YOLOv5-seg support FP32/FP16/INT8 and Python/C++ API
Repairing v5-seg model failed in quantization in Int8
Detailed repair code:
A Concat operator without calculation is added in the middle of CBS with Proto structure to prevent quantization failure due to operator fusion.
static ILayer *
convBlockProto(INetworkDefinition *network, std::map<std::string, Weights> &weightMap, ITensor &input, int outch,
int ksize, int s, int g, std::string lname) {
Weights emptywts{DataType::kFLOAT, nullptr, 0};
int p = ksize / 3;
IConvolutionLayer *conv1 = network->addConvolutionNd(input, outch, DimsHW{ksize, ksize},
weightMap[lname + ".conv.weight"], emptywts);
assert(conv1);
conv1->setStrideNd(DimsHW{s, s});
conv1->setPaddingNd(DimsHW{p, p});
conv1->setNbGroups(g);
conv1->setName((lname + ".conv").c_str());
IScaleLayer *bn1 = addBatchNorm2d(network, weightMap, *conv1->getOutput(0), lname + ".bn", 1e-3);
assert(bn1);
bn1->setName((lname + ".bn").c_str());
// This concat operator is not used for calculation, in order to prevent the operator fusion unrealized error when int8 is quantized.
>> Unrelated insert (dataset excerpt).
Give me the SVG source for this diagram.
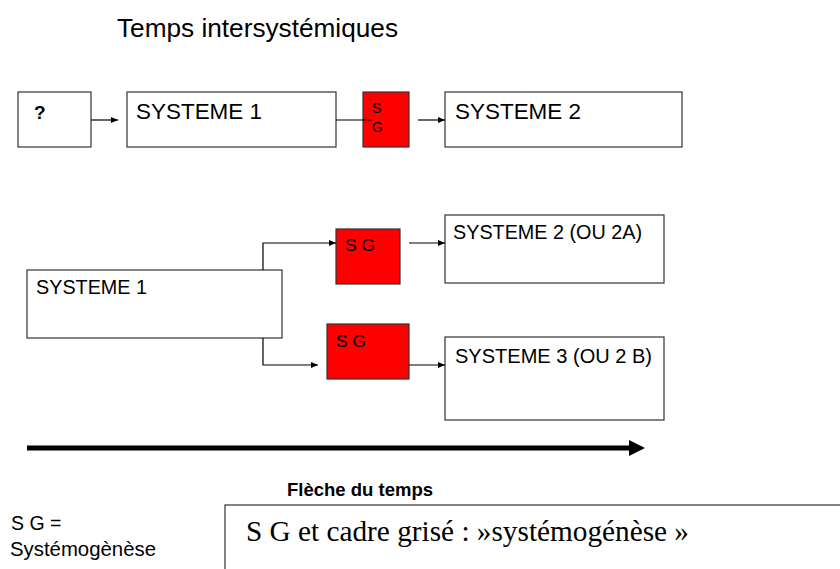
<svg xmlns="http://www.w3.org/2000/svg" width="840" height="569" viewBox="0 0 840 569">
<defs>
<style>
.box{fill:#fff;stroke:#333;stroke-width:1.2}
.sg{fill:#ff0000;stroke:#333;stroke-width:1.2}
.t{font-family:"Liberation Sans",Arial,sans-serif;fill:#000}
.c{fill:none;stroke:#000;stroke-width:1.2}
</style>
<marker id="ah" viewBox="0 0 10 10" refX="10" refY="5" markerWidth="7" markerHeight="6" markerUnits="userSpaceOnUse" orient="auto" preserveAspectRatio="none">
<path d="M0,0 L10,5 L0,10 Z" fill="#000"/>
</marker>
</defs>
<rect width="840" height="569" fill="#fff"/>
<text class="t" x="117" y="37" font-size="26" textLength="281" lengthAdjust="spacingAndGlyphs">Temps intersystémiques</text>

<g id="n-unknown"><rect class="box" x="18" y="92" width="73" height="55"/><text class="t" x="34" y="119" font-size="19" font-weight="bold">?</text></g>
<g id="n-sys1-top"><rect class="box" x="127" y="92" width="209" height="55"/><text class="t" x="136" y="119" font-size="22.5" textLength="126" lengthAdjust="spacingAndGlyphs">SYSTEME 1</text></g>
<g id="n-sg-top"><rect class="sg" x="363" y="92" width="46" height="55"/><text class="t" x="372" y="113" font-size="14">S</text><text class="t" x="372" y="132" font-size="14">G</text></g>
<g id="n-sys2-top"><rect class="box" x="445" y="92" width="237" height="55"/><text class="t" x="455" y="119" font-size="22.5" textLength="126" lengthAdjust="spacingAndGlyphs">SYSTEME 2</text></g>

<g id="n-sys1-mid"><rect class="box" x="27" y="270" width="255" height="68"/><text class="t" x="36" y="294" font-size="20" textLength="111" lengthAdjust="spacingAndGlyphs">SYSTEME 1</text></g>
<g id="n-sg-a"><rect class="sg" x="336" y="229" width="64" height="55"/><text class="t" x="345" y="251" font-size="17" textLength="30" lengthAdjust="spacingAndGlyphs">S G</text></g>
<g id="n-sys2a"><rect class="box" x="445" y="215" width="219" height="68"/><text class="t" x="453" y="239" font-size="20" textLength="189" lengthAdjust="spacingAndGlyphs">SYSTEME 2 (OU 2A)</text></g>
<g id="n-sg-b"><rect class="sg" x="327" y="324" width="82" height="55"/><text class="t" x="336" y="347" font-size="17" textLength="30" lengthAdjust="spacingAndGlyphs">S G</text></g>
<g id="n-sys3"><rect class="box" x="445" y="337" width="219" height="83"/><text class="t" x="455" y="363" font-size="20" textLength="197" lengthAdjust="spacingAndGlyphs">SYSTEME 3 (OU 2 B)</text></g>

<g id="connectors">
<line class="c" x1="91" y1="120" x2="118" y2="120" marker-end="url(#ah)"/>
<line class="c" x1="336" y1="120" x2="372" y2="120"/>
<line class="c" x1="418" y1="120" x2="445" y2="120" marker-end="url(#ah)"/>
<polyline class="c" points="263,270 263,243 336,243" marker-end="url(#ah)"/>
<line class="c" x1="409" y1="243" x2="445" y2="243" marker-end="url(#ah)"/>
<polyline class="c" points="263,338 263,365 318,365" marker-end="url(#ah)"/>
<line class="c" x1="409" y1="365" x2="445" y2="365" marker-end="url(#ah)"/>
</g>

<g id="time-arrow">
<line x1="27" y1="448" x2="630" y2="448" stroke="#000" stroke-width="5"/>
<polygon points="629,440 645,448 629,456" fill="#000"/>
</g>
<text class="t" x="287" y="496" font-size="18.5" font-weight="bold" textLength="146" lengthAdjust="spacingAndGlyphs">Flèche du temps</text>

<text class="t" x="11" y="530" font-size="19.5">S G =</text>
<text class="t" x="10" y="556" font-size="19.5" textLength="146" lengthAdjust="spacingAndGlyphs">Systémogènèse</text>

<g id="n-legend"><rect class="box" x="225" y="505" width="630" height="80" stroke-width="1.5"/>
<text x="246" y="541" font-family="'Liberation Serif','Times New Roman',serif" font-size="28.5" textLength="443" lengthAdjust="spacingAndGlyphs">S G et cadre grisé : »systémogénèse »</text></g>
</svg>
// Error Code 10: Internal Error (Could not find any implementation for node
// model.24.proto.cv3.conv + model.24.proto.cv3.bn + PWN(PWN(model.24.proto.cv3.sigmoid), PWN(model.24.proto.cv3.silu)).)
#if defined(USE_INT8)
ITensor *inputTensors[] = {bn1->getOutput(0)};
auto concat = network->addConcatenation(inputTensors, 1);
// silu = x * sigmoid
auto sig = network->addActivation(*concat->getOutput(0), ActivationType::kSIGMOID);
assert(sig);
sig->setName((lname + ".sigmoid").c_str());
auto ew = network->addElementWise(*concat->getOutput(0), *sig->getOutput(0), ElementWiseOperation::kPROD);
assert(ew);
ew->setName((lname + ".silu").c_str());
#else
// silu = x * sigmoid
auto sig = network->addActivation(*bn1->getOutput(0), ActivationType::kSIGMOID);
assert(sig);
sig->setName((lname + ".sigmoid").c_str());
auto ew = network->addElementWise(*bn1->getOutput(0), *sig->getOutput(0), ElementWiseOperation::kPROD);
assert(ew);
ew->setName((lname + ".silu").c_str());
#endif
return ew;
}
static ILayer *
Proto(INetworkDefinition *network, std::map<std::string, Weights> &weightMap, ITensor &input, int c_, int c2,
std::string lname) {
auto cv1 = convBlockProto(network, weightMap, input, c_, 3, 1, 1, lname + ".cv1");
auto upsample = network->addResize(*cv1->getOutput(0));
assert(upsample);
upsample->setResizeMode(nvinfer1::InterpolationMode::kNEAREST);
const float scales[] = {1, 1, 2, 2};
upsample->setScales(scales, 4);
auto cv2 = convBlockProto(network, weightMap, *upsample->getOutput(0), c_, 3, 1, 1, lname + ".cv2");
auto cv3 = convBlockProto(network, weightMap, *cv2->getOutput(0), c2, 1, 1, 1, lname + ".cv3");
assert(cv3);
return cv3;
}
Detailed repair code: A Concat operator without calculation is added in the middle of CBS with Proto structure to prevent quantization failure due to operator fusion.